Oil giant BP has been threatened with a fine worth $28 million (£18.2m) by the US energy regulator for allegedly manipulating the natural gas market in 2008.
The Federal Energy Regulatory Commission (FERC) alleges BP tried to increase the value of its gas contracts by manipulating the price through false trades in the Houston Ship Channel – part of the Port of Houston – from around mid-September through November 2008.
The news comes just a week after the FERC reached a settlement of $410 million (£270.8m) with JPMorgan against allegations it rigged the power market. Earlier this year BP and Shell’s EU offices were also raided by the European Commission over alleged price fixing in the last 10 years.
The potential FERC fine for BP could also include an additional penalty of $800,000 (£520,715) in profits and interest made in the alleged trading. The proposed fine is much smaller than others that the FERC has pursued in the last few months.
BP however claims the allegations by the FERC are “without merit” and that it intends to fight against them.
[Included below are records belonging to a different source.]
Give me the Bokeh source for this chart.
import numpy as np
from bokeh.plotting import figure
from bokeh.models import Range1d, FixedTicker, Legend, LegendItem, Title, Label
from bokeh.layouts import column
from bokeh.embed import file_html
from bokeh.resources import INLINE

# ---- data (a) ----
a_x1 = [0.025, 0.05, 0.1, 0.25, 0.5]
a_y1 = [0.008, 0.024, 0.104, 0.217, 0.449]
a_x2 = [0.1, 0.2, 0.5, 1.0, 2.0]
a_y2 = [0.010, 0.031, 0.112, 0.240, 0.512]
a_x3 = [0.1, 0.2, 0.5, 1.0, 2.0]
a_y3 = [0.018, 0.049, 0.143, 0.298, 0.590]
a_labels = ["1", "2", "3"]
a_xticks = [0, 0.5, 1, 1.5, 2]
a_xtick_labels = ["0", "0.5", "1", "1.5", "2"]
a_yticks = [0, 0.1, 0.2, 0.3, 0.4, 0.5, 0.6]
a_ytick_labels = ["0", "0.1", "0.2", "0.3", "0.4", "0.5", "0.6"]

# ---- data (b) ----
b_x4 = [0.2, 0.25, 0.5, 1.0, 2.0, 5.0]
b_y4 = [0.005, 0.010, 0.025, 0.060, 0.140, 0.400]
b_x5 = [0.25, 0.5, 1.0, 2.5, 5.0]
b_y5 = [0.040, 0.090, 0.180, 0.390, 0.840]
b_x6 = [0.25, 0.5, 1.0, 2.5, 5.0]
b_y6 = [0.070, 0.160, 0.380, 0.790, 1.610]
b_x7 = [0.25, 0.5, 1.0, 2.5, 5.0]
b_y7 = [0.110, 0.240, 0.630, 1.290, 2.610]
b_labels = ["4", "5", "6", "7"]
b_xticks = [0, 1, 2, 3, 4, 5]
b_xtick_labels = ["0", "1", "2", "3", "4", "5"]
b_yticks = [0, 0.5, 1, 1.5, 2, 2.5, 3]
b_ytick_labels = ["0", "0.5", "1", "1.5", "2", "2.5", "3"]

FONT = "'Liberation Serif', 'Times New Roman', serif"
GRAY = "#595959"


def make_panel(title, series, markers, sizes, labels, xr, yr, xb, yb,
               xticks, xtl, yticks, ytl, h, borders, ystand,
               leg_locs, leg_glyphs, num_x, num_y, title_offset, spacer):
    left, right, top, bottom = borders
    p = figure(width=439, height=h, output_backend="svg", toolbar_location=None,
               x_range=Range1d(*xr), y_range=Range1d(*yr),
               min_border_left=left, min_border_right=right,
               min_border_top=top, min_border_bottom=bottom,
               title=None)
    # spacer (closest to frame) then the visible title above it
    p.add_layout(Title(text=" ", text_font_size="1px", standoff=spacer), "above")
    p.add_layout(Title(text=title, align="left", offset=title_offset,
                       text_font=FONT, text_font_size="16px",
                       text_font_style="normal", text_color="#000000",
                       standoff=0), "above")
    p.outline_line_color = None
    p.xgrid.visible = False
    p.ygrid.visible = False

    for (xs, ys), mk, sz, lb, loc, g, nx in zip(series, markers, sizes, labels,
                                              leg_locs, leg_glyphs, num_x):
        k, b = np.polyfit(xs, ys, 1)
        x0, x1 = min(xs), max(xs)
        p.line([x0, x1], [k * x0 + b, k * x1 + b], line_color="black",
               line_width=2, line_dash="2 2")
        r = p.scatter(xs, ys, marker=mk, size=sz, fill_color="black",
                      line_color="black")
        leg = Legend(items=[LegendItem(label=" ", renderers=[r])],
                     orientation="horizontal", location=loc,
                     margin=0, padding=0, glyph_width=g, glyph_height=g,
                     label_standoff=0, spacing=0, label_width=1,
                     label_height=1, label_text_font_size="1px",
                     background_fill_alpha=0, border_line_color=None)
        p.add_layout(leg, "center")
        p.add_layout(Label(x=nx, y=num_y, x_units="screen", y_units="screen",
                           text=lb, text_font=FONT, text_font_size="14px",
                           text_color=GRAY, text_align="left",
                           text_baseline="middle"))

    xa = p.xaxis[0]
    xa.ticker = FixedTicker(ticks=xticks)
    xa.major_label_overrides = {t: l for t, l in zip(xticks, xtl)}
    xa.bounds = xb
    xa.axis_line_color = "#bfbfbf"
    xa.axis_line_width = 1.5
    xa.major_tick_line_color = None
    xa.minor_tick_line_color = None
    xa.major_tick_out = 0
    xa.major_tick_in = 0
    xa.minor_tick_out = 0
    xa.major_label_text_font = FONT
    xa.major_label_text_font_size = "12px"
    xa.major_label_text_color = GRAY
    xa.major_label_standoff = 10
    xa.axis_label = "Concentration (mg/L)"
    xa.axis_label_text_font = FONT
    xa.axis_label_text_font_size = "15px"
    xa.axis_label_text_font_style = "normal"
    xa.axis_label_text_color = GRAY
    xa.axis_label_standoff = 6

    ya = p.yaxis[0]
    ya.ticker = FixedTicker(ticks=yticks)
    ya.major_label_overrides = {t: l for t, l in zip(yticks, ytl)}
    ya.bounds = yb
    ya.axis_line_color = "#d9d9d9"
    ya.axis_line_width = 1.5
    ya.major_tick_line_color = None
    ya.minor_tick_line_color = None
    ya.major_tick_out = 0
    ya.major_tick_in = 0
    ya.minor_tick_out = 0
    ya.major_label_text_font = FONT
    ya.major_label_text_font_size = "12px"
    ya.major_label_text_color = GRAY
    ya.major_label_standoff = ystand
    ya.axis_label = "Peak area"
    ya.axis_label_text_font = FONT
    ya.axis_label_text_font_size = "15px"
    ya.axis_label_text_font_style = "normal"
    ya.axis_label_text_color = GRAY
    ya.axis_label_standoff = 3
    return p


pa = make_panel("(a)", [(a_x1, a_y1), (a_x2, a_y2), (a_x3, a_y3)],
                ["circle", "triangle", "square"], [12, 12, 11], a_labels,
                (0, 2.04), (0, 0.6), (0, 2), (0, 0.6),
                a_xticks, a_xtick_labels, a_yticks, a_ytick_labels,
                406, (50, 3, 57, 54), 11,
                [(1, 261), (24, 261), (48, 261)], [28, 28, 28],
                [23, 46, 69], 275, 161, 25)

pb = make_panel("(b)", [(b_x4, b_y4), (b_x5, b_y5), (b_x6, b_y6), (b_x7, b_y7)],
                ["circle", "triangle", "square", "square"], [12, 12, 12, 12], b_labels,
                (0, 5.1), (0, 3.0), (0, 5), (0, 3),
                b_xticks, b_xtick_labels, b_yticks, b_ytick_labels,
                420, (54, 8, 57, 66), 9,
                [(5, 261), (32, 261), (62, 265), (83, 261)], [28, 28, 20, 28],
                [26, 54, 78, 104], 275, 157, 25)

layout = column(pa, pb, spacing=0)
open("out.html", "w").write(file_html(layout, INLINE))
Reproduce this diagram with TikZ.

Geoff Morrell, BP Vice President and Head of US Communications said: “The FERC bases its allegations on a recorded two-minute phone conversation between a BP trainee and BP natural gas trader that the regulator has taken completely out of context. The recording does not support any allegation of wrongdoing.
“In fact, the trainee involved in the conversation states that his characterisation was incorrect and the trader never agrees with nor condones the trainee’s statements. The trader also reacts strongly to the trainee’s comments and interrupts him because the trainee’s comments – as the trainee admits on the call – are incorrect and inappropriate,” he added.
BP has 30 days to pay the fine or contest the order.
Last month the FERC also ordered Barclays Bank and four of its traders to pay $453 million (£298m) for allegedly manipulating electricity prices in the US.